In the best case scenario, the infringing party is also committed to future use of the product. Then you can get past damages, as well as -- either through negotiation or lawsuit -- a licensing agreement to pay for future use of the product. Of course, the infringing party must be able to pay these damages. There is no point in pursuing the best infringement case, if it offers no prospect of reward. (For instance, some companies would not have been able to pay that $40 million-plus we won for some of our clients.) After all, if you can earn your hourly billing rate doing less risky litigation, there is no point in turning down an hourly representation for a risky contingent fee case that will not pay significantly more.

If the case cannot be settled, plan for an extended fight with well-funded defendants who may believe that delay and obstruction are a more meritorious defense than non-infringement. You may have to litigate the case for several years, fighting through numerous obstacles -- like a multi-week deposition of your inventor-client, a kind of interrogation that even police departments aren't allowed.

Payment of disbursements is another practical issue. If the client cannot pay them, your only choice is to advance them. That, of course, is an additional financial burden on your firm, and you cannot undertake many such cases. Of course, any financial arrangement must comply with the pertinent rules of conduct and ethical requirements in effect in your state and court.

Before taking any contingent fee case, carefully examine the patent and file history, because the defendants will assault it every way they can. Were statements made by the inventor or the examiner that can be used by the defendants to construe the claims such that the infringing device is not covered by the claim? If so, is there a legal basis to argue that the statement does not affect the scope of the claim, or is there a credible argument that the claim still covers the accused product?

Just as important as choosing the right case is choosing the "right client." In fact, in a contingent fee case, this is crucial. First, the ideal contingent fee inventor-client must be a convincing witness for the case to be winnable. One wag suggested that the best inventor is a dead one: then you don't have to worry about him! However, juries like to see inventors, and a convincing client who can testify about the overwhelming difficulties the solo inventor faces is really your ace, providing a spark of creativity that the defendants lack, and can only ape.

In addition, the ideal client will be committed to helping you whenever -- and as much -- as necessary, in one or more of the following ways: by acting as an expert; by helping with the collection and production of relevant documents; by helping to review documents produced by the other side; by tracking down information about potential infringers; by helping with responses to interrogatories, etc. So the entrepreneurial inventor just starting a business may not be the best contingent fee client, because the business will take the lion's share of his time, and you will be left paying for experts to make up for his unavailability.

The client must also be decisive, because the window for critical decisions may be narrow. So, if the client is a group of investors in a patent, make sure one person is authorized to make important decisions about filing suit, settlements, and so forth. An uncommitted client is potentially disastrous for a contingent fee case.

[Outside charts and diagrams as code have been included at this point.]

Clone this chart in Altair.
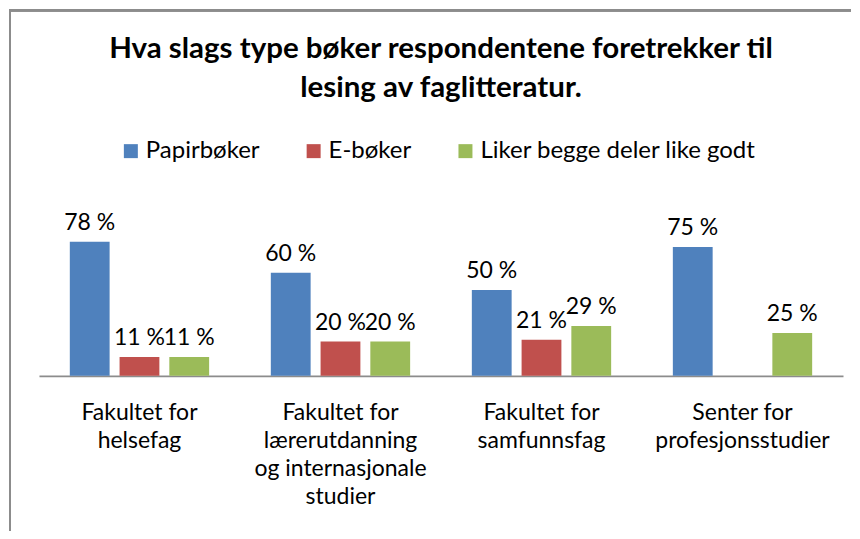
import altair as alt
import pandas as pd

categories = [
    "Fakultet for\nhelsefag",
    "Fakultet for\nlærerutdanning\nog internasjonale\nstudier",
    "Fakultet for\nsamfunnsfag",
    "Senter for\nprofesjonsstudier",
]
series = ["Papirbøker", "E-bøker", "Liker begge deler like godt"]
colors = ["#4F81BD", "#C0504D", "#9BBB59"]

papir = [0.78, 0.60, 0.50, 0.75]
ebok = [0.11, 0.20, 0.21, None]
begge = [0.11, 0.20, 0.29, 0.25]

rows = []
for i, c in enumerate(categories):
    for s, vals in zip(series, [papir, ebok, begge]):
        v = vals[i]
        if v is None:
            continue
        rows.append({"kategori": c, "type": s, "verdi": v, "etikett": f"{round(v*100)} %"})
df = pd.DataFrame(rows)

FONT = "Lato"
W, H = 805, 172

x = alt.X("kategori:N", sort=categories,
          scale=alt.Scale(paddingInner=0, paddingOuter=0),
          axis=alt.Axis(title=None, labelAngle=0, ticks=False,
                        labelExpr="split(datum.value, '\\n')",
                        labelFontSize=23, labelFont=FONT, labelColor="#000000",
                        labelLineHeight=28, labelPadding=26,
                        domainColor="#8c8c8c", domainWidth=2, labelLimit=300))
xo = alt.XOffset("type:N", sort=series,
                 scale=alt.Scale(paddingInner=0.2, paddingOuter=0.62))
y = alt.Y("verdi:Q", scale=alt.Scale(domain=[0, 1]), axis=None)

bars = alt.Chart(df).mark_bar().encode(
    x=x, xOffset=xo, y=y,
    color=alt.Color("type:N", sort=series,
                    scale=alt.Scale(domain=series, range=colors),
                    legend=alt.Legend(title=None, orient="none", direction="horizontal",
                                      legendX=80, legendY=-65,
                                      symbolType="square", symbolSize=196,
                                      symbolStrokeWidth=0, labelFontSize=24,
                                      labelFont=FONT, labelColor="#000000",
                                      labelOffset=3, columnPadding=42,
                                      labelLimit=400)),
)

labels = alt.Chart(df).mark_text(baseline="alphabetic", dy=-12, fontSize=23,
                                 font=FONT, color="#000000").encode(
    x=x, xOffset=xo, y=y, text="etikett:N")

border_top = alt.Chart(df).mark_rule(color="#8c8c8c", strokeWidth=2, clip=False).encode(
    x=alt.value(-30), x2=alt.value(813), y=alt.value(-194))
border_left = alt.Chart(df).mark_rule(color="#8c8c8c", strokeWidth=2, clip=False).encode(
    x=alt.value(-29), y=alt.value(-195), y2=alt.value(327))

chart = alt.layer(bars, labels, border_top, border_left).properties(
    width=W, height=H,
    padding={"left": 0, "top": 0, "right": 0, "bottom": 0},
    title=alt.TitleParams(
        text=["Hva slags type bøker respondentene foretrekker til",
              "lesing av faglitteratur."],
        font=FONT, fontSize=29.5, fontWeight="bold", color="#000000",
        lineHeight=39, anchor="middle", offset=-95),
).configure_view(stroke=None)

chart.save("out.html", embed_options={"renderer": "svg", "actions": False})
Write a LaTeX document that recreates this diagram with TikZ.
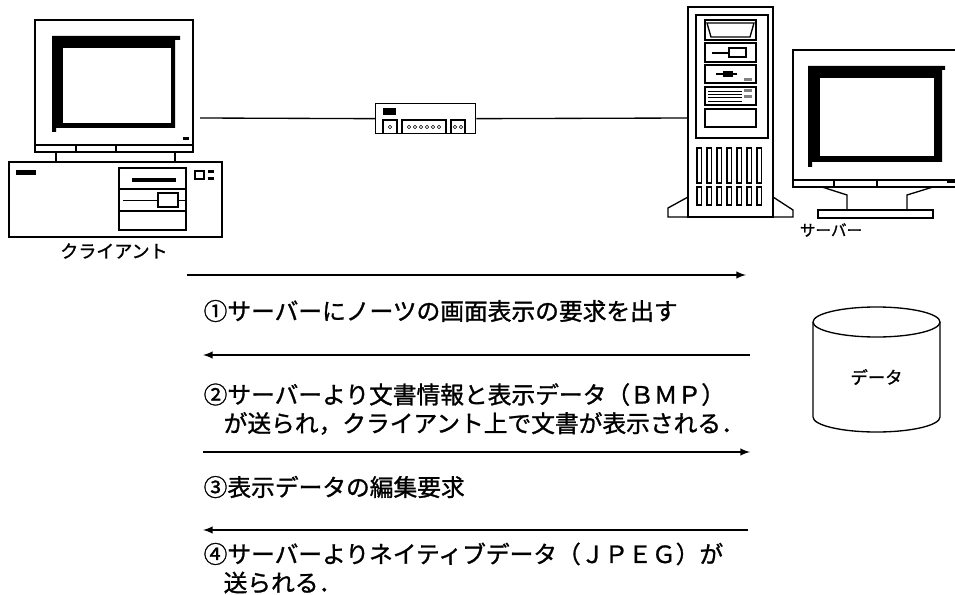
\documentclass[tikz,border=0pt]{standalone}
\usepackage{fontspec}
\setmainfont{Noto Sans CJK JP}[RawFeature={embolden=1.2}]

\tikzset{
	msg/.style={line width=1.5pt, -latex},
	pas/.style={anchor=west, inner sep=0pt, align=left, font=\fontsize{17.8}{21.5}\selectfont},
}

\begin{document}
\begin{tikzpicture}[x=0.75pt, y=-0.75pt, line width=1pt]
				\useasboundingbox (0,0) rectangle (955,595);
				% ordinador client, pantalla
				\draw (35,20) rectangle (193,145);
				\draw (35,145) rectangle (193,152);
				\draw (76,145) -- (76,152);
				\draw (116,145) -- (116,152);
				\fill (52,36) -- (180,36) -- (180,40) -- (175,40) -- (175,128) -- (56,128) -- (56,132) -- (52,132) -- cycle;
				\filldraw[fill = white, line width = 0.5pt] (62,47) rectangle (171,123);
				\fill (183,137) rectangle (189,140);
				\draw (56,152) -- (56,162);
				\draw (175,152) -- (175,162);
				% ordinador client, caixa
				\draw (9,162) rectangle (222,237);
				\fill (16,170) rectangle (36,175);
				\draw (119,168) rectangle (186,230);
				\draw (119,189) -- (186,189);
				\draw (119,211) -- (186,211);
				\fill (132,178) rectangle (176,182);
				\draw[line width = 0.5pt] (123,200) -- (185,200);
				\filldraw[fill = white] (158,193) rectangle (178,207);
				\draw (195,171) rectangle (204,179);
				\fill (208,170) rectangle (214,173);
				\fill (208,177) rectangle (214,180);
				\node[font = \fontsize{13.5}{16}\selectfont] (client) at (114,251) {クライアント};
				\coordinate (cliport) at (200,118);
				% concentrador
				\node[draw, anchor = north west, minimum width = 75pt, minimum height = 22.5pt, inner sep = 0pt] (hub) at (375,103) {};
				\fill (383,108) rectangle (396,115);
				\draw (383,133) -- (383,120) -- (397,120) -- (397,133);
				\draw (402,133) -- (402,120) -- (446,120) -- (446,133);
				\draw (451,133) -- (451,120) -- (465,120) -- (465,133);
				\draw[line width = 0.4pt] (390,127) circle (1.8);
				\foreach \x in {409,415,421,427,433,439}
					\draw[line width = 0.4pt] (\x,127) circle (1.8);
				\draw[line width = 0.4pt] (455,127) circle (1.8);
				\draw[line width = 0.4pt] (461,127) circle (1.8);
				% servidor
				\draw (688,7) rectangle (773,217);
				\draw (696,15) rectangle (768,138);
				\draw (705,20) rectangle (756,40);
				\draw (707,23) -- (754,23) -- (750,37) -- (711,37) -- cycle;
				\draw (705,43) rectangle (756,62);
				\draw (712,53) -- (746,53);
				\filldraw[fill = white] (729,48) rectangle (746,57);
				\draw (705,65) rectangle (756,83);
				\draw (716,74) -- (737,74);
				\fill (723,71) rectangle (733,77);
				\fill[gray] (744,78) rectangle (752,81);
				\draw (705,87) rectangle (756,105);
				\draw[line width = 0.5pt] (708,91) -- (742,91) (708,94) -- (742,94) (708,97) -- (742,97) (708,101) -- (742,101);
				\fill[gray] (744,89) rectangle (752,92);
				\fill[gray] (744,95) rectangle (752,98);
				\draw (705,109) rectangle (756,127);
				\foreach \i in {0,...,6} {
					\draw (697+10*\i,148) rectangle ++(4.5,35);
					\draw (697+10*\i,187) rectangle ++(4.5,18);
				}
				\draw (688,197) -- (668,208) -- (668,217) -- (688,217);
				\draw (773,197) -- (793,210) -- (793,217) -- (773,217);
				\coordinate (srvport) at (688,118);
				% pantalla del servidor
				\draw (958,50) -- (793,50) -- (793,187) -- (958,187);
				\draw (793,180) -- (958,180);
				\draw (834,180) -- (834,187);
				\draw (877,180) -- (877,187);
				\fill (808,66) -- (945,66) -- (945,70) -- (942,70) -- (942,162) -- (812,162) -- (812,167) -- (808,167) -- cycle;
				\filldraw[fill = white, line width = 0.5pt] (819,77) rectangle (934,156);
				\fill (947,180) rectangle (955,183);
				\draw (822,187) -- (847,195) -- (847,210);
				\draw (933,187) -- (907,195) -- (907,210);
				\draw (818,210) rectangle (933,218);
				\node[font = \fontsize{11.7}{14}\selectfont] (server) at (831,230) {サーバー};
				% xarxa
				\draw (cliport) -- (hub.west);
				\draw (hub.east) -- (srvport);
				% base de dades
				\draw (813,322) -- (813,417) arc (180:0:63.5 and 15) -- (940,322);
				\draw (876.5,322) ellipse (63.5 and 15);
				\node[font = \fontsize{13}{16}\selectfont] (db) at (876.5,377) {データ};
				% missatges
				\coordinate (c1) at (187,275);
				\coordinate (s1) at (746,275);
				\coordinate (s2) at (750,355);
				\coordinate (c2) at (203,355);
				\coordinate (c3) at (203,452);
				\coordinate (s3) at (750,452);
				\coordinate (s4) at (748,530);
				\coordinate (c4) at (203,530);
				\draw[msg] (c1) -- (s1);
				\node[pas] (p1) at (203,311) {①サーバーにノーツの画面表示の要求を出す};
				\draw[msg] (s2) -- (c2);
				\node[pas] (p2) at (203,409) {②サーバーより文書情報と表示データ（ＢＭＰ）\\\hspace*{15pt}が送られ，クライアント上で文書が表示される．};
				\draw[msg] (c3) -- (s3);
				\node[pas] (p3) at (203,487) {③表示データの編集要求};
				\draw[msg] (s4) -- (c4);
				\node[pas] (p4) at (203,568) {④サーバーよりネイティブデータ（ＪＰＥＧ）が\\\hspace*{15pt}送られる．};
			\end{tikzpicture}
\end{document}
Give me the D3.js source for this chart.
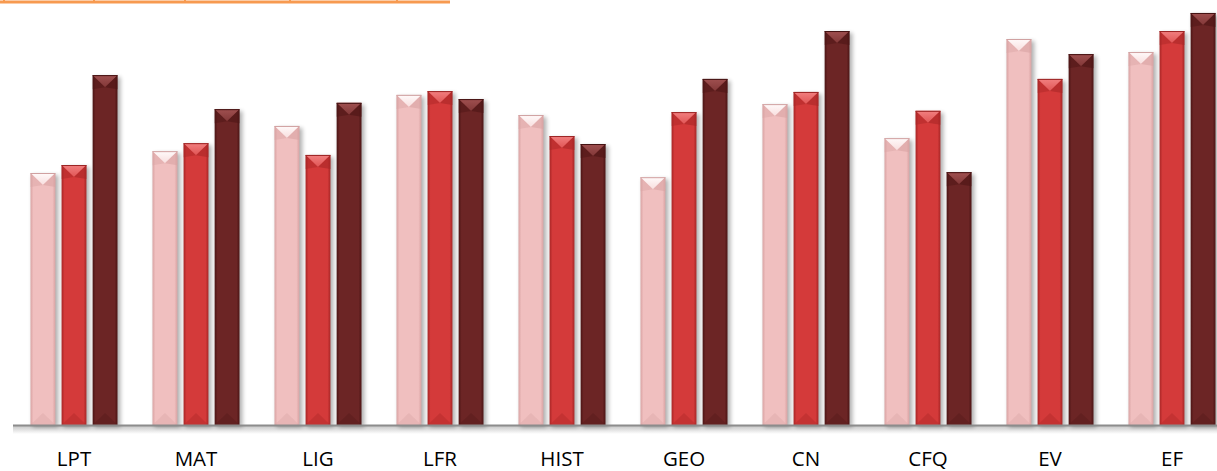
<!DOCTYPE html>
<html><head><meta charset="utf-8">
<script src="https://cdn.jsdelivr.net/npm/d3@7"></script>
<style>html,body{margin:0;padding:0;background:#fff;overflow:hidden}</style>
</head><body>
<svg id="c" width="1217" height="471"></svg>
<script>
const categories = ["LPT","MAT","LIG","LFR","HIST","GEO","CN","CFQ","EV","EF"];
const seriesNames = ["S1","S2","S3"];
const s1 = [60.0,65.2,71.2,78.6,73.8,59.0,76.4,68.3,91.9,88.8];
const s2 = [61.9,67.1,64.3,79.5,68.8,74.5,79.3,74.8,82.4,93.8];
const s3 = [83.3,75.2,76.7,77.6,66.9,82.4,93.8,60.2,88.3,98.1];
const seriesValues = [s1,s2,s3];
const orangeTicks = [4,94,185,290,397];

const svg = d3.select("#c");
const baseY = 425;
const y = d3.scaleLinear().domain([0,100]).range([baseY, 5]);
const x0 = d3.scaleBand().domain(categories).range([13,1233]).paddingInner(0.287).paddingOuter(0.1435);
const x1 = d3.scaleBand().domain(seriesNames).range([0,x0.bandwidth()]).paddingInner(0.2);

const pal = [
  {base:"#f0bfbf", edge:"#d9a3a3", top:"#fffafa", topMid:"#f8dede", bot:"#dba8a8", rim:"#d0a0a0"},
  {base:"#d43a3a", edge:"#a82626", top:"#f28080", topMid:"#e05555", bot:"#b22b2b", rim:"#9a2424"},
  {base:"#6c2525", edge:"#4c1515", top:"#a05050", topMid:"#823838", bot:"#571a1a", rim:"#441212"}
];
const defs = svg.append("defs");
const f = defs.append("filter").attr("id","sh").attr("x","-50%").attr("y","-10%").attr("width","200%").attr("height","130%");
f.append("feGaussianBlur").attr("stdDeviation",2.2);
pal.forEach((p,i)=>{
  const g = defs.append("linearGradient").attr("id","body"+i).attr("x1",0).attr("x2",1).attr("y1",0).attr("y2",0);
  g.append("stop").attr("offset","0%").attr("stop-color",p.edge);
  g.append("stop").attr("offset","12%").attr("stop-color",p.base);
  g.append("stop").attr("offset","88%").attr("stop-color",p.base);
  g.append("stop").attr("offset","100%").attr("stop-color",p.edge);
  const t = defs.append("linearGradient").attr("id","top"+i).attr("x1",0).attr("x2",0).attr("y1",0).attr("y2",1);
  t.append("stop").attr("offset","0%").attr("stop-color",p.top);
  t.append("stop").attr("offset","100%").attr("stop-color",p.topMid);
});
const bl = defs.append("linearGradient").attr("id","bl").attr("x1",0).attr("x2",0).attr("y1",0).attr("y2",1);
bl.append("stop").attr("offset","0%").attr("stop-color","#000").attr("stop-opacity",0.22);
bl.append("stop").attr("offset","100%").attr("stop-color","#000").attr("stop-opacity",0);

svg.append("line").attr("x1",0).attr("x2",450).attr("y1",2).attr("y2",2).attr("stroke","#f79a50").attr("stroke-width",3);
svg.selectAll(".ot").data(orangeTicks).enter().append("line")
  .attr("x1",d=>d).attr("x2",d=>d).attr("y1",0).attr("y2",3).attr("stroke","#f79a50").attr("stroke-width",2);

const bev = 12;
const groups = svg.selectAll(".g").data(categories).enter().append("g").attr("transform",d=>`translate(${x0(d)},0)`);
seriesValues.forEach((vals,si)=>{
  groups.each(function(cat,ci){
    const g = d3.select(this);
    const v = vals[ci];
    const bx = x1(seriesNames[si]), w = x1.bandwidth(), ty = y(v), h = baseY - ty;
    g.append("rect").attr("x",bx+2).attr("y",ty+2).attr("width",w+1).attr("height",h).attr("fill","#000").attr("opacity",0.3).attr("filter","url(#sh)");
    g.append("rect").attr("x",bx).attr("y",ty).attr("width",w).attr("height",h).attr("fill",`url(#body${si})`);
    g.append("polygon").attr("points",`${bx},${ty} ${bx+w},${ty} ${bx+w/2},${ty+bev}`).attr("fill",`url(#top${si})`);
    g.append("polygon").attr("points",`${bx},${ty} ${bx+w/2},${ty+bev} ${bx},${ty+bev+2}`).attr("fill",pal[si].edge).attr("opacity",0.45);
    g.append("polygon").attr("points",`${bx+w},${ty} ${bx+w/2},${ty+bev} ${bx+w},${ty+bev+2}`).attr("fill",pal[si].edge).attr("opacity",0.6);
    g.append("line").attr("x1",bx).attr("x2",bx+w).attr("y1",ty+0.5).attr("y2",ty+0.5).attr("stroke",pal[si].rim).attr("stroke-width",1);
    g.append("polygon").attr("points",`${bx},${baseY} ${bx+w},${baseY} ${bx+w/2},${baseY-bev}`).attr("fill",pal[si].bot).attr("opacity",0.45);
  });
});

svg.append("rect").attr("x",13).attr("y",baseY+1).attr("width",1204).attr("height",8).attr("fill","url(#bl)");
const xAxis = d3.axisBottom(x0).tickSize(0).tickPadding(0);
const ax = svg.append("g").attr("transform",`translate(0,${baseY})`).call(xAxis);
ax.select(".domain").remove();
ax.selectAll("text").attr("y",41).attr("dy",0).attr("font-family","'Open Sans', sans-serif").attr("font-weight",400).attr("font-size",20.5).attr("fill","#000");
svg.append("line").attr("x1",13).attr("x2",1217).attr("y1",baseY+0.5).attr("y2",baseY+0.5).attr("stroke","#8c8c8c").attr("stroke-width",2);
</script>
</body></html>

Make sure your client is forthcoming. Some clients hold things back, unwittingly or otherwise. Grill your client about sales, public uses, payment of maintenance fees (I've seen Lexis err on this one), and about trade secrets that may relate to the invention. Inventors sometimes feel they must hold something back to protect their best ideas. If they do, immediate best mode and enablement problems may result. All of these will haunt you if they come out for the first time during a deposition.

If you expect to win your case, choose your court well. Courts vary greatly in their speed, and in their willingness to insure that discovery does not become disproportionate to the available resources and issues involved. A courthouse far from your firm's office will require local counsel and perhaps additional travel, thus adding to the expense. At least one fast-track district -- the Eastern District of Virginia, in Alexandria -- has decided that its good work earned it the traditional reward: more work, and therefore instituted a policy transferring cases to other divisions. Rumor has it that the judges of the Eastern District quietly agreed that patent cases would be transferred more often, too. A transfer of a case to another venue on the unannounced ground that a particular district or division has too many patent cases is shaky, but contingent fee plaintiffs cannot afford to fight any procedural battles.

The winnable case must have a strategy. The first step in most cases should be to attempt negotiation, with a proposal that can be portrayed as benefiting everyone. As often as not, negotiations will fail. Not all contingent fee cases that look promising at first can actually be won. Both you and your client must be prepared to recognize signs that the case is no longer worth pursuing.

To borrow from the lexicon of Balkan politics, an exit strategy is necessary. If a lawsuit results, you and your client must have thought beforehand about how far to go with the suit, and whether (and when) to stop. For example, you may want to pursue discovery in a software copyright case long enough to get source code and evaluate the infringement. If the infringement is weak, then the case may no longer be worth pursuing.

Contingent fee litigation is a bit like gambling. It's fun, but risky. Do all you can to improve the odds: real damage, a good client, and a good infringement case. And, as in gambling, don't be afraid to fold if your hand is no good.